» EXERCISE DESCRIPTION:
Leave out the images; return the rest of the data exactly.
⁂
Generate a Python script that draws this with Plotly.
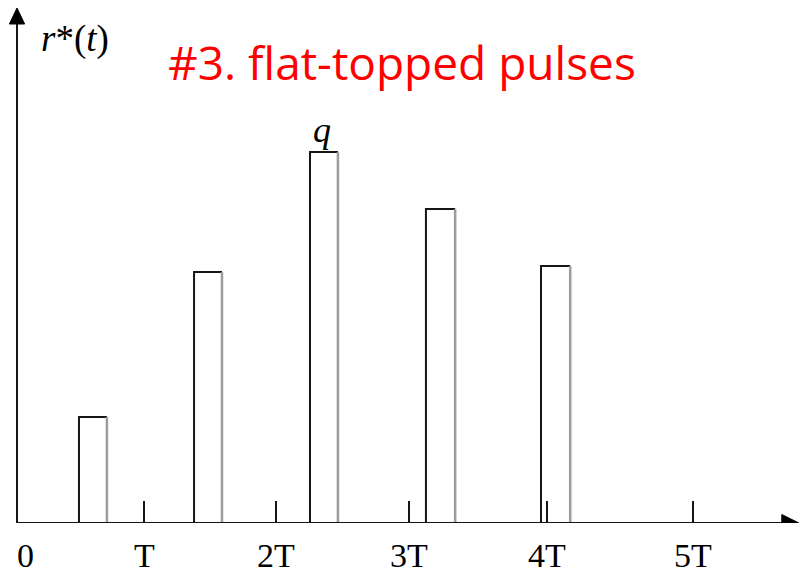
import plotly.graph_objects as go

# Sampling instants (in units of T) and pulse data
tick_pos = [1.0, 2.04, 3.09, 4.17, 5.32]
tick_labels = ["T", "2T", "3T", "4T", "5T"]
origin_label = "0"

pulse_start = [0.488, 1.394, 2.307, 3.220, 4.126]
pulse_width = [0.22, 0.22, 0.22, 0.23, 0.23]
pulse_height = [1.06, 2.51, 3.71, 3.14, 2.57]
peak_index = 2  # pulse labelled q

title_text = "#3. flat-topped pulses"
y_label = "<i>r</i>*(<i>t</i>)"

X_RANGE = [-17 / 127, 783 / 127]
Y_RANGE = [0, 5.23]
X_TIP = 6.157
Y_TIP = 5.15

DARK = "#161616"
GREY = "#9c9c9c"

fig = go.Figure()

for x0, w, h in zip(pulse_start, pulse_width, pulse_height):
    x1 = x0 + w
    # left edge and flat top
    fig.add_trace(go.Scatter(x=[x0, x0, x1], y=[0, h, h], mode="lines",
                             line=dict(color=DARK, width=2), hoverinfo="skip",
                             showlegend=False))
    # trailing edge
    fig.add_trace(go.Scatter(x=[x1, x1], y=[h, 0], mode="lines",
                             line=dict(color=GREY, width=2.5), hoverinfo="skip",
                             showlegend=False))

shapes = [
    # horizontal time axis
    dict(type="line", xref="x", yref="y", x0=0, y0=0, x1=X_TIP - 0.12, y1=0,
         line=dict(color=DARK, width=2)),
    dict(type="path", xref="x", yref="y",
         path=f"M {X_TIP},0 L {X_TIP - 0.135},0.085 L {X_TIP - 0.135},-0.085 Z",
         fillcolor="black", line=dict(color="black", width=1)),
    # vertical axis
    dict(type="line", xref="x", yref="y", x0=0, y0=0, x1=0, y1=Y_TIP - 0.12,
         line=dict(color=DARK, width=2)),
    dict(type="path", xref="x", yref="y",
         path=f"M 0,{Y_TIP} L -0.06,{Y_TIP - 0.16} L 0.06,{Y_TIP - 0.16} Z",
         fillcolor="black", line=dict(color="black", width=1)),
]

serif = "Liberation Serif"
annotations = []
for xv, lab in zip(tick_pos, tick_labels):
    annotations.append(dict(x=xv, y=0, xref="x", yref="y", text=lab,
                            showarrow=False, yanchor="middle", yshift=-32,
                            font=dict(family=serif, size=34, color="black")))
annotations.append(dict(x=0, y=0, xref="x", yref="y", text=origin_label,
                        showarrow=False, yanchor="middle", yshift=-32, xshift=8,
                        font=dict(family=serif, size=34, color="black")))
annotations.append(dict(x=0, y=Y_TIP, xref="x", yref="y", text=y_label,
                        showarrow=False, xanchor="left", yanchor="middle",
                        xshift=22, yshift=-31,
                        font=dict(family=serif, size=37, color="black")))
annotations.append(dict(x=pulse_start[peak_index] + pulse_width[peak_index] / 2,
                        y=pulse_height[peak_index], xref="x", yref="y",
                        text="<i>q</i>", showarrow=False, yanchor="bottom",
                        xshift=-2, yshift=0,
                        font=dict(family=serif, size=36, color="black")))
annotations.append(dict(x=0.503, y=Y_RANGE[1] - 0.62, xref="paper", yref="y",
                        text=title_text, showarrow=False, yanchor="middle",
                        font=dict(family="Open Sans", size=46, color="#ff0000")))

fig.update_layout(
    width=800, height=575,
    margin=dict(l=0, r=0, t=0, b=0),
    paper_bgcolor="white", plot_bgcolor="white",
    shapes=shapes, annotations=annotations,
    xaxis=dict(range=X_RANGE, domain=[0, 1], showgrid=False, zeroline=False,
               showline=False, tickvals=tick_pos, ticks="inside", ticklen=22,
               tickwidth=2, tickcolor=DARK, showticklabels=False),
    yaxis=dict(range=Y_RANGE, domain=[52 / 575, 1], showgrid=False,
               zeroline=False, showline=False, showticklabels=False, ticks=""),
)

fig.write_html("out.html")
⁂
» TASK RESULT:
Generate a Python script that draws this with Plotly.
import plotly.graph_objects as go

# Sampling instants (in units of T) and pulse data
tick_pos = [1.0, 2.04, 3.09, 4.17, 5.32]
tick_labels = ["T", "2T", "3T", "4T", "5T"]
origin_label = "0"

pulse_start = [0.488, 1.394, 2.307, 3.220, 4.126]
pulse_width = [0.22, 0.22, 0.22, 0.23, 0.23]
pulse_height = [1.06, 2.51, 3.71, 3.14, 2.57]
peak_index = 2  # pulse labelled q

title_text = "#3. flat-topped pulses"
y_label = "<i>r</i>*(<i>t</i>)"

X_RANGE = [-17 / 127, 783 / 127]
Y_RANGE = [0, 5.23]
X_TIP = 6.157
Y_TIP = 5.15

DARK = "#161616"
GREY = "#9c9c9c"

fig = go.Figure()

for x0, w, h in zip(pulse_start, pulse_width, pulse_height):
    x1 = x0 + w
    # left edge and flat top
    fig.add_trace(go.Scatter(x=[x0, x0, x1], y=[0, h, h], mode="lines",
                             line=dict(color=DARK, width=2), hoverinfo="skip",
                             showlegend=False))
    # trailing edge
    fig.add_trace(go.Scatter(x=[x1, x1], y=[h, 0], mode="lines",
                             line=dict(color=GREY, width=2.5), hoverinfo="skip",
                             showlegend=False))

shapes = [
    # horizontal time axis
    dict(type="line", xref="x", yref="y", x0=0, y0=0, x1=X_TIP - 0.12, y1=0,
         line=dict(color=DARK, width=2)),
    dict(type="path", xref="x", yref="y",
         path=f"M {X_TIP},0 L {X_TIP - 0.135},0.085 L {X_TIP - 0.135},-0.085 Z",
         fillcolor="black", line=dict(color="black", width=1)),
    # vertical axis
    dict(type="line", xref="x", yref="y", x0=0, y0=0, x1=0, y1=Y_TIP - 0.12,
         line=dict(color=DARK, width=2)),
    dict(type="path", xref="x", yref="y",
         path=f"M 0,{Y_TIP} L -0.06,{Y_TIP - 0.16} L 0.06,{Y_TIP - 0.16} Z",
         fillcolor="black", line=dict(color="black", width=1)),
]

serif = "Liberation Serif"
annotations = []
for xv, lab in zip(tick_pos, tick_labels):
    annotations.append(dict(x=xv, y=0, xref="x", yref="y", text=lab,
                            showarrow=False, yanchor="middle", yshift=-32,
                            font=dict(family=serif, size=34, color="black")))
annotations.append(dict(x=0, y=0, xref="x", yref="y", text=origin_label,
                        showarrow=False, yanchor="middle", yshift=-32, xshift=8,
                        font=dict(family=serif, size=34, color="black")))
annotations.append(dict(x=0, y=Y_TIP, xref="x", yref="y", text=y_label,
                        showarrow=False, xanchor="left", yanchor="middle",
                        xshift=22, yshift=-31,
                        font=dict(family=serif, size=37, color="black")))
annotations.append(dict(x=pulse_start[peak_index] + pulse_width[peak_index] / 2,
                        y=pulse_height[peak_index], xref="x", yref="y",
                        text="<i>q</i>", showarrow=False, yanchor="bottom",
                        xshift=-2, yshift=0,
                        font=dict(family=serif, size=36, color="black")))
annotations.append(dict(x=0.503, y=Y_RANGE[1] - 0.62, xref="paper", yref="y",
                        text=title_text, showarrow=False, yanchor="middle",
                        font=dict(family="Open Sans", size=46, color="#ff0000")))

fig.update_layout(
    width=800, height=575,
    margin=dict(l=0, r=0, t=0, b=0),
    paper_bgcolor="white", plot_bgcolor="white",
    shapes=shapes, annotations=annotations,
    xaxis=dict(range=X_RANGE, domain=[0, 1], showgrid=False, zeroline=False,
               showline=False, tickvals=tick_pos, ticks="inside", ticklen=22,
               tickwidth=2, tickcolor=DARK, showticklabels=False),
    yaxis=dict(range=Y_RANGE, domain=[52 / 575, 1], showgrid=False,
               zeroline=False, showline=False, showticklabels=False, ticks=""),
)

fig.write_html("out.html")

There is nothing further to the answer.